Retype the lines beneath this one, from the first through the line containing "const xAxisTitle = 'Tag';". Pictures are left out.

• Material provided:
⁂

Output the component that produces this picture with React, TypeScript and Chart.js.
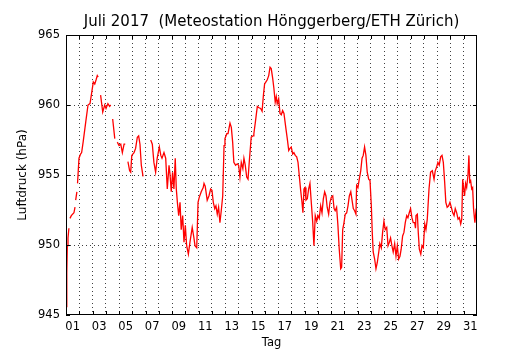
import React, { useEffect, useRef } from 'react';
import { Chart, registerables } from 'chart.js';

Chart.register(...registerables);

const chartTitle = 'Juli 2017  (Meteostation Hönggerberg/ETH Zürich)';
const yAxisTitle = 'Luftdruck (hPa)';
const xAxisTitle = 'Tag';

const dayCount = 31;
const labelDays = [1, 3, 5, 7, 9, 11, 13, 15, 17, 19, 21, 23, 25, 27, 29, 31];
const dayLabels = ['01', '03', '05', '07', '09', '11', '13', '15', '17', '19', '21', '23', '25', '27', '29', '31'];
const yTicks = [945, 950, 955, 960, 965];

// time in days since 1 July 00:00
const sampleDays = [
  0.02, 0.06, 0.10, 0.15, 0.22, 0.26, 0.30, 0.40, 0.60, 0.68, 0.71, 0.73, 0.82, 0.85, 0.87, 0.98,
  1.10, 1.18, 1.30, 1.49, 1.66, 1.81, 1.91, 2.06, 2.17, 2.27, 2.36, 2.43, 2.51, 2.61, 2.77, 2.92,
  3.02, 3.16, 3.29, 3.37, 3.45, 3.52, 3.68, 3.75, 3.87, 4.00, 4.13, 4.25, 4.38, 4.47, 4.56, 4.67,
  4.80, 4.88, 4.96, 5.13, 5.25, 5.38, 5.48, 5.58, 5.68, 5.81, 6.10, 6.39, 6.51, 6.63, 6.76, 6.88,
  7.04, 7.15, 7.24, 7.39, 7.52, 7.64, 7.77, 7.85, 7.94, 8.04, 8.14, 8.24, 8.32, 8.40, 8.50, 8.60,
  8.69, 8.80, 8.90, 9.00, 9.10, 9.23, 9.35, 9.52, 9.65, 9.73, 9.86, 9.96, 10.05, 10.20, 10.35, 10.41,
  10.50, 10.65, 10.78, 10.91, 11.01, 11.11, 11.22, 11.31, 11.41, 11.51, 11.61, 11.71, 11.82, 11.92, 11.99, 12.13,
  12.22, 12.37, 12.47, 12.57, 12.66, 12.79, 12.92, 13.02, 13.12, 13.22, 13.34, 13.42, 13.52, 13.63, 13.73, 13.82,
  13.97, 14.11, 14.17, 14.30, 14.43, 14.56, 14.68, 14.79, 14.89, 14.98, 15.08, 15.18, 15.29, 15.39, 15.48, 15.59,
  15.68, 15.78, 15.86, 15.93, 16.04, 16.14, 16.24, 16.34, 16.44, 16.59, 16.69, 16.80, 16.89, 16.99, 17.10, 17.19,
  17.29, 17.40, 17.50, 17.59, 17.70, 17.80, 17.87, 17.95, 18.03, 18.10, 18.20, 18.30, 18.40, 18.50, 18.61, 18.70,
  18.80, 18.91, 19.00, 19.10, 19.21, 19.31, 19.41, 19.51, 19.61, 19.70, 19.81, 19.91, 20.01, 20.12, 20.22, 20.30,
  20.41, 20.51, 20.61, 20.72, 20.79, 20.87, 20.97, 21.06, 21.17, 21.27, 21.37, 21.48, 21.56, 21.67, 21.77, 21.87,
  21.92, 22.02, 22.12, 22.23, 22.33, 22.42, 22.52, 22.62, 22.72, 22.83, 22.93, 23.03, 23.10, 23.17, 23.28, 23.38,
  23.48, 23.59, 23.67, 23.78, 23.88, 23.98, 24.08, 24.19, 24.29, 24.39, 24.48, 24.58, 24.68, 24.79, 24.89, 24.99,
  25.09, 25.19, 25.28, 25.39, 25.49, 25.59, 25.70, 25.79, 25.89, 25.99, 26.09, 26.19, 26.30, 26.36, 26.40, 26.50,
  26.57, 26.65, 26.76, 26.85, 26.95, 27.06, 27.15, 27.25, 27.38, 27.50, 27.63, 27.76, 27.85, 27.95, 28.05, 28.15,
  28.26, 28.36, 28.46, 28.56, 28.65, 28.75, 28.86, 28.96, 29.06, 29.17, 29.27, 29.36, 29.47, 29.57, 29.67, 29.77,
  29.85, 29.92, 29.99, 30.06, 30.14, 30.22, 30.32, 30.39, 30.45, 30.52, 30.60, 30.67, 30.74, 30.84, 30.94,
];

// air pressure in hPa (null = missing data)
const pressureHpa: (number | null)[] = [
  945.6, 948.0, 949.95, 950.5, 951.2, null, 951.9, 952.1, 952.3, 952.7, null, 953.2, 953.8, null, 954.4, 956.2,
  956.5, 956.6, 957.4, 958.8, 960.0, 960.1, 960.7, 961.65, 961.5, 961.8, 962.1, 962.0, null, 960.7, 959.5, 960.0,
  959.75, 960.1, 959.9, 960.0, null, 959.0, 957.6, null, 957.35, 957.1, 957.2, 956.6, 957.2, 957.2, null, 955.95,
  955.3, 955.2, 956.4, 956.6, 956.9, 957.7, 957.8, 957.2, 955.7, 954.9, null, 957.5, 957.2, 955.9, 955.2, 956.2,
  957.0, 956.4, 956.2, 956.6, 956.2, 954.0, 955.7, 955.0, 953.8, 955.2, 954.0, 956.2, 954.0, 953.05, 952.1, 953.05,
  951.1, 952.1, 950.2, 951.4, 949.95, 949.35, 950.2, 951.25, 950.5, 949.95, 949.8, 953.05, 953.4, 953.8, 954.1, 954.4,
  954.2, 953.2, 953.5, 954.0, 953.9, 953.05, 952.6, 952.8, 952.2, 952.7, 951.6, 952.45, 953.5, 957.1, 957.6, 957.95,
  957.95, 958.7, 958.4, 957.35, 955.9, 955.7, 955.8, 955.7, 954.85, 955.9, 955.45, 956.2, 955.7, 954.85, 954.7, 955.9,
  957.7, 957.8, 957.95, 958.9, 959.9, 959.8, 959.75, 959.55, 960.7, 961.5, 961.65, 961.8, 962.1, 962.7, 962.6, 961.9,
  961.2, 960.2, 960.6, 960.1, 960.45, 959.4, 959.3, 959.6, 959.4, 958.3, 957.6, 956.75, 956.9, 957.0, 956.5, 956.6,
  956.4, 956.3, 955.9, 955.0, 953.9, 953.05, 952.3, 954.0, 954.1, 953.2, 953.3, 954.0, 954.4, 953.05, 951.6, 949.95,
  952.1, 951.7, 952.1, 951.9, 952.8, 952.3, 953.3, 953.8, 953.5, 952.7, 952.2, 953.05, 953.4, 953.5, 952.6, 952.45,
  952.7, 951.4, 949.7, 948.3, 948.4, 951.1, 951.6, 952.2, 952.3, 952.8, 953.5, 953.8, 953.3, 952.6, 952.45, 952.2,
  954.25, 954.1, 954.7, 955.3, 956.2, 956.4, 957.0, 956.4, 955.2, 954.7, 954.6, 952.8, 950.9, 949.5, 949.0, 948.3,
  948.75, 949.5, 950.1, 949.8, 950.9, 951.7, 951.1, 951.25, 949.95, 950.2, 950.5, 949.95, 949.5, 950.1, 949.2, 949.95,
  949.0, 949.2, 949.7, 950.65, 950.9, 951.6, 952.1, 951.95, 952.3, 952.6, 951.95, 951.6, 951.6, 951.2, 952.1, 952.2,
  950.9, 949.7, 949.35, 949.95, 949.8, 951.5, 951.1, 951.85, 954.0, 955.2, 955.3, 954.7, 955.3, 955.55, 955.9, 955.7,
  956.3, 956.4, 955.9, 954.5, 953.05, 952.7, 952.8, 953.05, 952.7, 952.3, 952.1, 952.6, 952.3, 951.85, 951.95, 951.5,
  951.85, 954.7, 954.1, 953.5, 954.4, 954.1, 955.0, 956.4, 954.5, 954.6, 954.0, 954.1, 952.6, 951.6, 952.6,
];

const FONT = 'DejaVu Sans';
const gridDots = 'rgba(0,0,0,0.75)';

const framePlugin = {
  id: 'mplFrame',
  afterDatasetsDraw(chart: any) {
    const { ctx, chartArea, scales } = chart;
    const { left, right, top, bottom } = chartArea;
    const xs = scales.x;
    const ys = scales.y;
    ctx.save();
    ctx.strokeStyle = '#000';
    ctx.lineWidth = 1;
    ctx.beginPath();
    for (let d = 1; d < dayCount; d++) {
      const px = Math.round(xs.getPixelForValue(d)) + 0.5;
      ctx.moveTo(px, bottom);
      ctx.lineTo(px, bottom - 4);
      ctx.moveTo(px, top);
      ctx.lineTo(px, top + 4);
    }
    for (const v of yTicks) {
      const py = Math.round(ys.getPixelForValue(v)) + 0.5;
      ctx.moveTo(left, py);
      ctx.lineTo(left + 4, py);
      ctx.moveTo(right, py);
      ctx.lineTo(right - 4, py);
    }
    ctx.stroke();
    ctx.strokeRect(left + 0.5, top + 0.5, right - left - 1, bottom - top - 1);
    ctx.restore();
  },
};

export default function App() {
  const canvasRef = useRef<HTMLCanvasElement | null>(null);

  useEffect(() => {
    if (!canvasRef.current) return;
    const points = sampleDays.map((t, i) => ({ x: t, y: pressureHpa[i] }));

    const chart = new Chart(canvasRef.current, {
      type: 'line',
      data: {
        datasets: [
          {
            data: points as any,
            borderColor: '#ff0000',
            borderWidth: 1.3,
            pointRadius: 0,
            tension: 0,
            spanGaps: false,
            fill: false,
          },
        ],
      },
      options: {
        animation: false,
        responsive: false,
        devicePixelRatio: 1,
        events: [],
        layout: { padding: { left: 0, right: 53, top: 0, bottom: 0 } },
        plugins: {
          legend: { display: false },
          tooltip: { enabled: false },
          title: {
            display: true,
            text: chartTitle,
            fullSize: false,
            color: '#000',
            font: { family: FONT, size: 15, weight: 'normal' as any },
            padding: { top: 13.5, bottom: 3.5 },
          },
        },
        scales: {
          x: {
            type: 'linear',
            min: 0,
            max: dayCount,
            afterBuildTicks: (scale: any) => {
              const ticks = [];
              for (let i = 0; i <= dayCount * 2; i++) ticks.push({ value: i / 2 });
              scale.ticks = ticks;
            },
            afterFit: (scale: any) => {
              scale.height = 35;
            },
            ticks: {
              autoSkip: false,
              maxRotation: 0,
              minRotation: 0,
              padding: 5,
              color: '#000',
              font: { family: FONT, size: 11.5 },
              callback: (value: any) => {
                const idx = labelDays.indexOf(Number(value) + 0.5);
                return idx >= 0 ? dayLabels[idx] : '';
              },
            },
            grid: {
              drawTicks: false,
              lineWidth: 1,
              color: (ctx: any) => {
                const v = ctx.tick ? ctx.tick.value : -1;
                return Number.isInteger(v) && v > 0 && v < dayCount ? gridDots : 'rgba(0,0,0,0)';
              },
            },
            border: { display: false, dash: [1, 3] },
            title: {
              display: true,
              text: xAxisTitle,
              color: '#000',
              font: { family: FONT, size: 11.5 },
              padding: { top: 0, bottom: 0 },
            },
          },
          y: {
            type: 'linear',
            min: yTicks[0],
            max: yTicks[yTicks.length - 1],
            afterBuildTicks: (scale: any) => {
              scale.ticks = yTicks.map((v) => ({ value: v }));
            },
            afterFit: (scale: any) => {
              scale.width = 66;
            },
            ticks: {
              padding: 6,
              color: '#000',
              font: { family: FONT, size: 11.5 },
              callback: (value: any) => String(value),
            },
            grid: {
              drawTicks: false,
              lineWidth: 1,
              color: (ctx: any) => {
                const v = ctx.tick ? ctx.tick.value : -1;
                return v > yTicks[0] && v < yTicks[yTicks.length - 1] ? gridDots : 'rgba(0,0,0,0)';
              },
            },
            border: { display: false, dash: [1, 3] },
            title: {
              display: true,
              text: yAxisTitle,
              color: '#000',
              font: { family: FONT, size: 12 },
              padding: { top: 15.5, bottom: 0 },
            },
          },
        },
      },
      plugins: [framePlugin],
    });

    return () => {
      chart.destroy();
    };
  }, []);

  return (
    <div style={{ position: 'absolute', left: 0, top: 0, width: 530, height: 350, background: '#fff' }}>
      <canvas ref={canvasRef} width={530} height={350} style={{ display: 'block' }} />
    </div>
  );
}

⁂

• Solution:
Output the component that produces this picture with React, TypeScript and Chart.js.
import React, { useEffect, useRef } from 'react';
import { Chart, registerables } from 'chart.js';

Chart.register(...registerables);

const chartTitle = 'Juli 2017  (Meteostation Hönggerberg/ETH Zürich)';
const yAxisTitle = 'Luftdruck (hPa)';
const xAxisTitle = 'Tag';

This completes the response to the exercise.